>>>>

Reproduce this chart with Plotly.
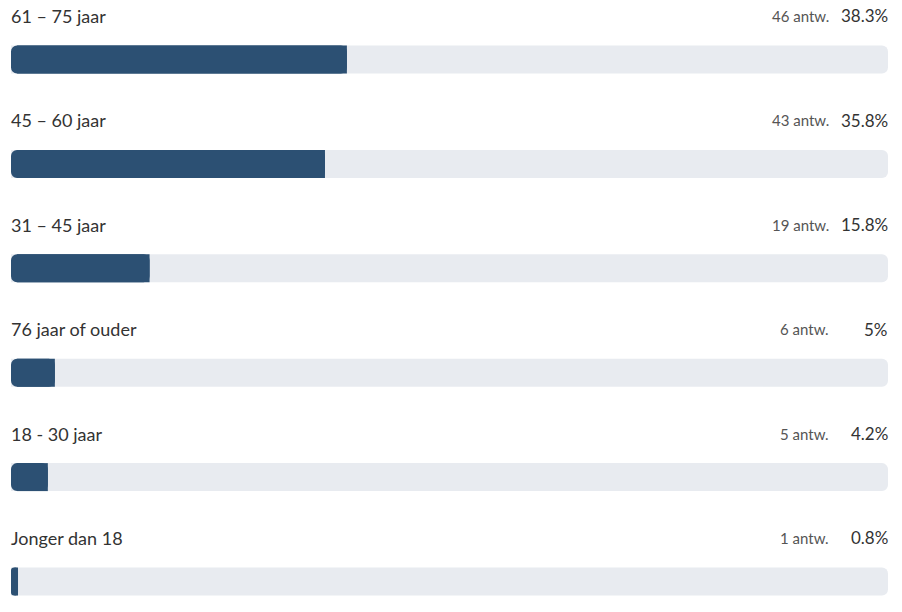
import plotly.graph_objects as go

labels = ["61 – 75 jaar", "45 – 60 jaar", "31 – 45 jaar", "76 jaar of ouder", "18 - 30 jaar", "Jonger dan 18"]
counts = [46, 43, 19, 6, 5, 1]
pcts = [38.3, 35.8, 15.8, 5, 4.2, 0.8]
pct_labels = ["38.3%", "35.8%", "15.8%", "5%", "4.2%", "0.8%"]

DARK = "#2c5073"
TRACK = "#e8ebf0"
FONT = "Lato"

rows = list(range(len(labels)))
bar_w = 0.268

fig = go.Figure()

# grey track (rounded at the right end)
fig.add_trace(go.Bar(
    y=rows, x=[100] * len(rows), orientation="h",
    width=bar_w, marker=dict(color=TRACK, cornerradius=6, line_width=0),
    hoverinfo="skip", showlegend=False,
))

# filled part, drawn backwards from its value so the left end gets the rounding
fig.add_trace(go.Bar(
    y=rows, x=[-p for p in pcts], base=pcts, orientation="h",
    width=bar_w, marker=dict(color=DARK, cornerradius=6, line_width=0),
    customdata=list(zip(labels, pcts)),
    hovertemplate="%{customdata[0]}: %{customdata[1]}%<extra></extra>",
    showlegend=False,
))

# square body + right end of the filled part (only the left corners stay rounded)
starts = [min(0.7, p / 2) for p in pcts]
fig.add_trace(go.Bar(
    y=rows, x=[p - s for p, s in zip(pcts, starts)], base=starts, orientation="h",
    width=bar_w, marker=dict(color=DARK, line_width=0),
    hoverinfo="skip", showlegend=False,
))

for i, (lab, c, pl) in enumerate(zip(labels, counts, pct_labels)):
    fig.add_annotation(x=0, y=i - 0.417, xref="x", yref="y", text=lab,
                       xanchor="left", yanchor="middle", showarrow=False, xshift=-2,
                       font=dict(family=FONT, size=18, color="#333333"))
    fig.add_annotation(x=100, y=i - 0.417, xref="x", yref="y", text=pl,
                       xanchor="right", yanchor="middle", showarrow=False, xshift=2,
                       font=dict(family=FONT, size=17, color="#333333"))
    fig.add_annotation(x=100, y=i - 0.417, xref="x", yref="y", text=f"{c} antw.",
                       xanchor="right", yanchor="middle", showarrow=False, xshift=-57,
                       font=dict(family=FONT, size=15, color="#555555"))

fig.update_layout(
    width=902, height=612,
    margin=dict(l=11, r=14, t=0, b=0),
    barmode="overlay",
    plot_bgcolor="white", paper_bgcolor="white",
    xaxis=dict(range=[0, 100], visible=False, fixedrange=True),
    yaxis=dict(range=[5.292, -0.570], visible=False, fixedrange=True),
    font=dict(family=FONT),
)

fig.write_html("out.html", config={"displayModeBar": False},
               post_script="document.body.style.margin='0';")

<<<<

Transcribe the listing above verbatim. Omit the pictures.

Reproduce this chart with Plotly.
import plotly.graph_objects as go

labels = ["61 – 75 jaar", "45 – 60 jaar", "31 – 45 jaar", "76 jaar of ouder", "18 - 30 jaar", "Jonger dan 18"]
counts = [46, 43, 19, 6, 5, 1]
pcts = [38.3, 35.8, 15.8, 5, 4.2, 0.8]
pct_labels = ["38.3%", "35.8%", "15.8%", "5%", "4.2%", "0.8%"]

DARK = "#2c5073"
TRACK = "#e8ebf0"
FONT = "Lato"

rows = list(range(len(labels)))
bar_w = 0.268

fig = go.Figure()

# grey track (rounded at the right end)
fig.add_trace(go.Bar(
    y=rows, x=[100] * len(rows), orientation="h",
    width=bar_w, marker=dict(color=TRACK, cornerradius=6, line_width=0),
    hoverinfo="skip", showlegend=False,
))

# filled part, drawn backwards from its value so the left end gets the rounding
fig.add_trace(go.Bar(
    y=rows, x=[-p for p in pcts], base=pcts, orientation="h",
    width=bar_w, marker=dict(color=DARK, cornerradius=6, line_width=0),
    customdata=list(zip(labels, pcts)),
    hovertemplate="%{customdata[0]}: %{customdata[1]}%<extra></extra>",
    showlegend=False,
))

# square body + right end of the filled part (only the left corners stay rounded)
starts = [min(0.7, p / 2) for p in pcts]
fig.add_trace(go.Bar(
    y=rows, x=[p - s for p, s in zip(pcts, starts)], base=starts, orientation="h",
    width=bar_w, marker=dict(color=DARK, line_width=0),
    hoverinfo="skip", showlegend=False,
))

for i, (lab, c, pl) in enumerate(zip(labels, counts, pct_labels)):
    fig.add_annotation(x=0, y=i - 0.417, xref="x", yref="y", text=lab,
                       xanchor="left", yanchor="middle", showarrow=False, xshift=-2,
                       font=dict(family=FONT, size=18, color="#333333"))
    fig.add_annotation(x=100, y=i - 0.417, xref="x", yref="y", text=pl,
                       xanchor="right", yanchor="middle", showarrow=False, xshift=2,
                       font=dict(family=FONT, size=17, color="#333333"))
    fig.add_annotation(x=100, y=i - 0.417, xref="x", yref="y", text=f"{c} antw.",
                       xanchor="right", yanchor="middle", showarrow=False, xshift=-57,
                       font=dict(family=FONT, size=15, color="#555555"))

fig.update_layout(
    width=902, height=612,
    margin=dict(l=11, r=14, t=0, b=0),
    barmode="overlay",
    plot_bgcolor="white", paper_bgcolor="white",
    xaxis=dict(range=[0, 100], visible=False, fixedrange=True),
    yaxis=dict(range=[5.292, -0.570], visible=False, fixedrange=True),
    font=dict(family=FONT),
)

fig.write_html("out.html", config={"displayModeBar": False},
               post_script="document.body.style.margin='0';")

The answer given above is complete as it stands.